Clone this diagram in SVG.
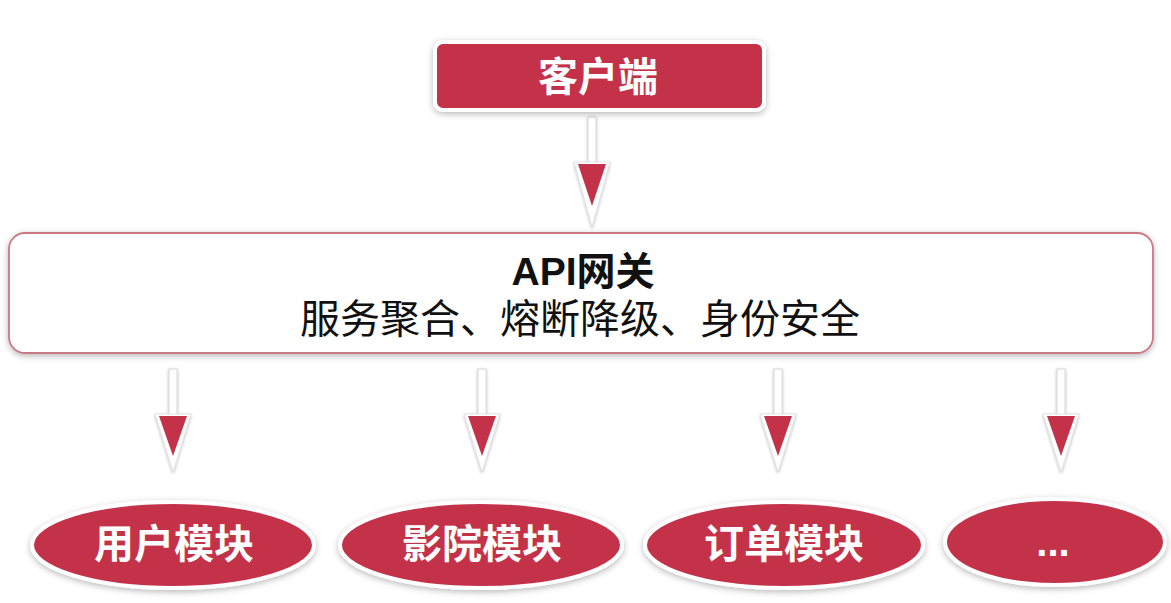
<svg xmlns="http://www.w3.org/2000/svg" width="1171" height="603" viewBox="0 0 1171 603">
<defs>
<filter id="sh" x="-10%" y="-20%" width="120%" height="150%">
<feDropShadow dx="0" dy="2" stdDeviation="3" flood-color="#000" flood-opacity="0.28"/>
</filter>
<filter id="sh2" x="-50%" y="-10%" width="200%" height="130%">
<feDropShadow dx="0" dy="1" stdDeviation="1.5" flood-color="#000" flood-opacity="0.3"/>
</filter>
<style>
.red{fill:#c4334a;stroke:#fff;stroke-width:4}
.lbl{font-family:"Liberation Sans","Noto Sans CJK SC",sans-serif;font-weight:bold;font-size:40px;fill:#fff;text-anchor:middle}
.dark{font-family:"Liberation Sans","Noto Sans CJK SC",sans-serif;fill:#111;text-anchor:middle}
.shaft{fill:#fff;stroke:#d8d8d8;stroke-width:1}
.tw{fill:#fff;stroke:#ddd;stroke-width:0.8}
.tr{fill:#c4334a}
</style>
</defs>
<rect width="1171" height="603" fill="#fff"/>

<g id="connectors" filter="url(#sh2)">
<g id="c0">
<rect class="shaft" x="588" y="117" width="8" height="47"/>
<polygon class="tw" points="574,162 610,162 592,227"/>
<polygon class="tr" points="578,164 606,164 592,206"/>
</g>
<g id="c1">
<rect class="shaft" x="169" y="369" width="8" height="47"/>
<polygon class="tw" points="155,414 191,414 173,472"/>
<polygon class="tr" points="159,416 187,416 173,456"/>
</g>
<g id="c2">
<rect class="shaft" x="478" y="369" width="8" height="47"/>
<polygon class="tw" points="464,414 500,414 482,472"/>
<polygon class="tr" points="468,416 496,416 482,456"/>
</g>
<g id="c3">
<rect class="shaft" x="774" y="369" width="8" height="47"/>
<polygon class="tw" points="760,414 796,414 778,472"/>
<polygon class="tr" points="764,416 792,416 778,456"/>
</g>
<g id="c4">
<rect class="shaft" x="1057" y="369" width="8" height="47"/>
<polygon class="tw" points="1043,414 1079,414 1061,472"/>
<polygon class="tr" points="1047,416 1075,416 1061,456"/>
</g>
</g>

<g id="client">
<rect class="red" x="435" y="42" width="329" height="68" rx="8" filter="url(#sh)"/>
<text class="lbl" x="598" y="91">客户端</text>
</g>

<g id="gateway">
<rect x="9" y="233" width="1144" height="120" rx="16" fill="#fff" stroke="#c97885" stroke-width="1.8" filter="url(#sh)"/>
<text class="dark" x="583" y="285" font-size="39" font-weight="bold">API网关</text>
<text class="dark" x="580" y="333" font-size="40">服务聚合、熔断降级、身份安全</text>
</g>

<g id="user">
<ellipse class="red" cx="173" cy="545" rx="141" ry="43" filter="url(#sh)"/>
<text class="lbl" x="174" y="558">用户模块</text>
</g>
<g id="cinema">
<ellipse class="red" cx="481" cy="545" rx="141" ry="43" filter="url(#sh)"/>
<text class="lbl" x="482" y="558">影院模块</text>
</g>
<g id="order">
<ellipse class="red" cx="784" cy="545" rx="139" ry="43" filter="url(#sh)"/>
<text class="lbl" x="784" y="558">订单模块</text>
</g>
<g id="more">
<ellipse class="red" cx="1055" cy="542" rx="110" ry="43" filter="url(#sh)"/>
<text class="lbl" x="1053" y="556">...</text>
</g>
</svg>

————

Exercise – Transcribe the full listing character for character. Pictures are excluded.

Solution –
Clone this diagram in SVG.
<svg xmlns="http://www.w3.org/2000/svg" width="1171" height="603" viewBox="0 0 1171 603">
<defs>
<filter id="sh" x="-10%" y="-20%" width="120%" height="150%">
<feDropShadow dx="0" dy="2" stdDeviation="3" flood-color="#000" flood-opacity="0.28"/>
</filter>
<filter id="sh2" x="-50%" y="-10%" width="200%" height="130%">
<feDropShadow dx="0" dy="1" stdDeviation="1.5" flood-color="#000" flood-opacity="0.3"/>
</filter>
<style>
.red{fill:#c4334a;stroke:#fff;stroke-width:4}
.lbl{font-family:"Liberation Sans","Noto Sans CJK SC",sans-serif;font-weight:bold;font-size:40px;fill:#fff;text-anchor:middle}
.dark{font-family:"Liberation Sans","Noto Sans CJK SC",sans-serif;fill:#111;text-anchor:middle}
.shaft{fill:#fff;stroke:#d8d8d8;stroke-width:1}
.tw{fill:#fff;stroke:#ddd;stroke-width:0.8}
.tr{fill:#c4334a}
</style>
</defs>
<rect width="1171" height="603" fill="#fff"/>

<g id="connectors" filter="url(#sh2)">
<g id="c0">
<rect class="shaft" x="588" y="117" width="8" height="47"/>
<polygon class="tw" points="574,162 610,162 592,227"/>
<polygon class="tr" points="578,164 606,164 592,206"/>
</g>
<g id="c1">
<rect class="shaft" x="169" y="369" width="8" height="47"/>
<polygon class="tw" points="155,414 191,414 173,472"/>
<polygon class="tr" points="159,416 187,416 173,456"/>
</g>
<g id="c2">
<rect class="shaft" x="478" y="369" width="8" height="47"/>
<polygon class="tw" points="464,414 500,414 482,472"/>
<polygon class="tr" points="468,416 496,416 482,456"/>
</g>
<g id="c3">
<rect class="shaft" x="774" y="369" width="8" height="47"/>
<polygon class="tw" points="760,414 796,414 778,472"/>
<polygon class="tr" points="764,416 792,416 778,456"/>
</g>
<g id="c4">
<rect class="shaft" x="1057" y="369" width="8" height="47"/>
<polygon class="tw" points="1043,414 1079,414 1061,472"/>
<polygon class="tr" points="1047,416 1075,416 1061,456"/>
</g>
</g>

<g id="client">
<rect class="red" x="435" y="42" width="329" height="68" rx="8" filter="url(#sh)"/>
<text class="lbl" x="598" y="91">客户端</text>
</g>

<g id="gateway">
<rect x="9" y="233" width="1144" height="120" rx="16" fill="#fff" stroke="#c97885" stroke-width="1.8" filter="url(#sh)"/>
<text class="dark" x="583" y="285" font-size="39" font-weight="bold">API网关</text>
<text class="dark" x="580" y="333" font-size="40">服务聚合、熔断降级、身份安全</text>
</g>

<g id="user">
<ellipse class="red" cx="173" cy="545" rx="141" ry="43" filter="url(#sh)"/>
<text class="lbl" x="174" y="558">用户模块</text>
</g>
<g id="cinema">
<ellipse class="red" cx="481" cy="545" rx="141" ry="43" filter="url(#sh)"/>
<text class="lbl" x="482" y="558">影院模块</text>
</g>
<g id="order">
<ellipse class="red" cx="784" cy="545" rx="139" ry="43" filter="url(#sh)"/>
<text class="lbl" x="784" y="558">订单模块</text>
</g>
<g id="more">
<ellipse class="red" cx="1055" cy="542" rx="110" ry="43" filter="url(#sh)"/>
<text class="lbl" x="1053" y="556">...</text>
</g>
</svg>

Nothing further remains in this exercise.